Drop every picture. Then return, exactly, the lines from the beginning of the listing below through the one containing "sns.despine(ax=ax)".
-- Begin DATASET SECTION --
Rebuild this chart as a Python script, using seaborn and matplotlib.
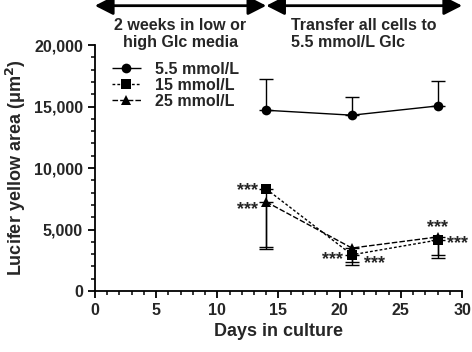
import pandas as pd
import numpy as np
import seaborn as sns
import matplotlib.pyplot as plt
from matplotlib.ticker import MultipleLocator, FuncFormatter

days = [14, 21, 28]
glc_55 = [14700, 14300, 15050]
glc_15 = [8300, 2950, 4150]
glc_25 = [7250, 3500, 4400]
err_55 = [2550, 1500, 2050]
err_15 = [4700, 600, 1250]
err_25 = [3850, 1400, 1700]
labels = ["5.5 mmol/L", "15 mmol/L", "25 mmol/L"]

sns.set_style("ticks")
plt.rcParams["font.family"] = ["Liberation Sans", "DejaVu Sans"]
plt.rcParams["font.weight"] = "bold"

df = pd.DataFrame({
    "day": days * 3,
    "area": glc_55 + glc_15 + glc_25,
    "group": [labels[0]] * 3 + [labels[1]] * 3 + [labels[2]] * 3,
})

fig = plt.figure(figsize=(4.72, 3.52), dpi=100)
ax = fig.add_axes([0.201, 0.173, 0.778, 0.699])

sns.lineplot(data=df, x="day", y="area", hue="group", style="group",
             palette=["black"] * 3, markers=["o", "s", "^"],
             dashes=[(1, 0), (2, 1.5), (4, 1.5)], markersize=7,
             markeredgewidth=0, linewidth=1, ax=ax, legend=True)

# error bars: upward for 5.5, downward for high glucose
ax.errorbar(days, glc_55, yerr=[np.zeros(3), err_55], fmt="none", ecolor="black",
            elinewidth=1, capsize=5, capthick=1)
ax.errorbar(days, glc_15, yerr=[err_15, np.zeros(3)], fmt="none", ecolor="black",
            elinewidth=1, capsize=5, capthick=1)
ax.errorbar(days, glc_25, yerr=[err_25, np.zeros(3)], fmt="none", ecolor="black",
            elinewidth=1, capsize=5, capthick=1)

ax.set_xlim(0, 30)
ax.set_ylim(0, 20000)
ax.xaxis.set_major_locator(MultipleLocator(5))
ax.xaxis.set_minor_locator(MultipleLocator(1))
ax.yaxis.set_major_locator(MultipleLocator(5000))
ax.yaxis.set_minor_locator(MultipleLocator(1000))
ax.yaxis.set_major_formatter(FuncFormatter(lambda v, p: f"{int(v):,}"))
ax.tick_params(which="major", length=5, width=1.3, labelsize=11.5, color="black")
ax.tick_params(which="minor", length=3, width=1.1, color="black")
for lab in ax.get_xticklabels() + ax.get_yticklabels():
    lab.set_fontweight("bold")
for s in ["left", "bottom"]:
    ax.spines[s].set_linewidth(1.3)
    ax.spines[s].set_color("black")
sns.despine(ax=ax)

ax.set_xlabel("Days in culture", fontsize=13, fontweight="bold")
ax.set_ylabel("Lucifer yellow area (\u03bcm$^\\mathbf{2}$)", fontsize=13, fontweight="bold")

leg = ax.legend(loc="upper left", bbox_to_anchor=(0.02, 0.97), frameon=False,
                fontsize=11.5, handlelength=1.8, handletextpad=0.9,
                labelspacing=0.05, borderaxespad=0.2)
for t in leg.get_texts():
    t.set_fontweight("bold")

stars = dict(fontsize=13, fontweight="bold", va="center")
ax.text(13.3, 8150, "***", ha="right", **stars)
ax.text(13.3, 6650, "***", ha="right", **stars)
ax.text(20.3, 2600, "***", ha="right", **stars)
ax.text(22.0, 2200, "***", ha="left", **stars)
ax.text(28.0, 5200, "***", ha="center", **stars)
ax.text(28.8, 3900, "***", ha="left", **stars)

# arrows above the plot
ytop = 1.16
arrow = dict(arrowstyle="<|-|>,head_length=0.55,head_width=0.28", color="black",
             lw=2, mutation_scale=20, shrinkA=0, shrinkB=0)
ax.annotate("", xy=(0, ytop), xytext=(14, ytop), xycoords=("data", "axes fraction"),
            arrowprops=arrow)
ax.annotate("", xy=(14, ytop), xytext=(30, ytop), xycoords=("data", "axes fraction"),
            arrowprops=arrow)
ax.text(7, 1.045, "2 weeks in low or\nhigh Glc media", ha="center", va="center",
        transform=ax.get_xaxis_transform(), fontsize=11.5, fontweight="bold",
        linespacing=1.1, clip_on=False)
ax.text(22, 1.045, "Transfer all cells to\n5.5 mmol/L Glc", ha="center", va="center",
        transform=ax.get_xaxis_transform(), fontsize=11.5, fontweight="bold",
        linespacing=1.1, clip_on=False, multialignment="left")

fig.savefig("out.png", dpi=100)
-- End DATASET SECTION --
**TASK RESPONSE:**
Rebuild this chart as a Python script, using seaborn and matplotlib.
import pandas as pd
import numpy as np
import seaborn as sns
import matplotlib.pyplot as plt
from matplotlib.ticker import MultipleLocator, FuncFormatter

days = [14, 21, 28]
glc_55 = [14700, 14300, 15050]
glc_15 = [8300, 2950, 4150]
glc_25 = [7250, 3500, 4400]
err_55 = [2550, 1500, 2050]
err_15 = [4700, 600, 1250]
err_25 = [3850, 1400, 1700]
labels = ["5.5 mmol/L", "15 mmol/L", "25 mmol/L"]

sns.set_style("ticks")
plt.rcParams["font.family"] = ["Liberation Sans", "DejaVu Sans"]
plt.rcParams["font.weight"] = "bold"

df = pd.DataFrame({
    "day": days * 3,
    "area": glc_55 + glc_15 + glc_25,
    "group": [labels[0]] * 3 + [labels[1]] * 3 + [labels[2]] * 3,
})

fig = plt.figure(figsize=(4.72, 3.52), dpi=100)
ax = fig.add_axes([0.201, 0.173, 0.778, 0.699])

sns.lineplot(data=df, x="day", y="area", hue="group", style="group",
             palette=["black"] * 3, markers=["o", "s", "^"],
             dashes=[(1, 0), (2, 1.5), (4, 1.5)], markersize=7,
             markeredgewidth=0, linewidth=1, ax=ax, legend=True)

# error bars: upward for 5.5, downward for high glucose
ax.errorbar(days, glc_55, yerr=[np.zeros(3), err_55], fmt="none", ecolor="black",
            elinewidth=1, capsize=5, capthick=1)
ax.errorbar(days, glc_15, yerr=[err_15, np.zeros(3)], fmt="none", ecolor="black",
            elinewidth=1, capsize=5, capthick=1)
ax.errorbar(days, glc_25, yerr=[err_25, np.zeros(3)], fmt="none", ecolor="black",
            elinewidth=1, capsize=5, capthick=1)

ax.set_xlim(0, 30)
ax.set_ylim(0, 20000)
ax.xaxis.set_major_locator(MultipleLocator(5))
ax.xaxis.set_minor_locator(MultipleLocator(1))
ax.yaxis.set_major_locator(MultipleLocator(5000))
ax.yaxis.set_minor_locator(MultipleLocator(1000))
ax.yaxis.set_major_formatter(FuncFormatter(lambda v, p: f"{int(v):,}"))
ax.tick_params(which="major", length=5, width=1.3, labelsize=11.5, color="black")
ax.tick_params(which="minor", length=3, width=1.1, color="black")
for lab in ax.get_xticklabels() + ax.get_yticklabels():
    lab.set_fontweight("bold")
for s in ["left", "bottom"]:
    ax.spines[s].set_linewidth(1.3)
    ax.spines[s].set_color("black")
sns.despine(ax=ax)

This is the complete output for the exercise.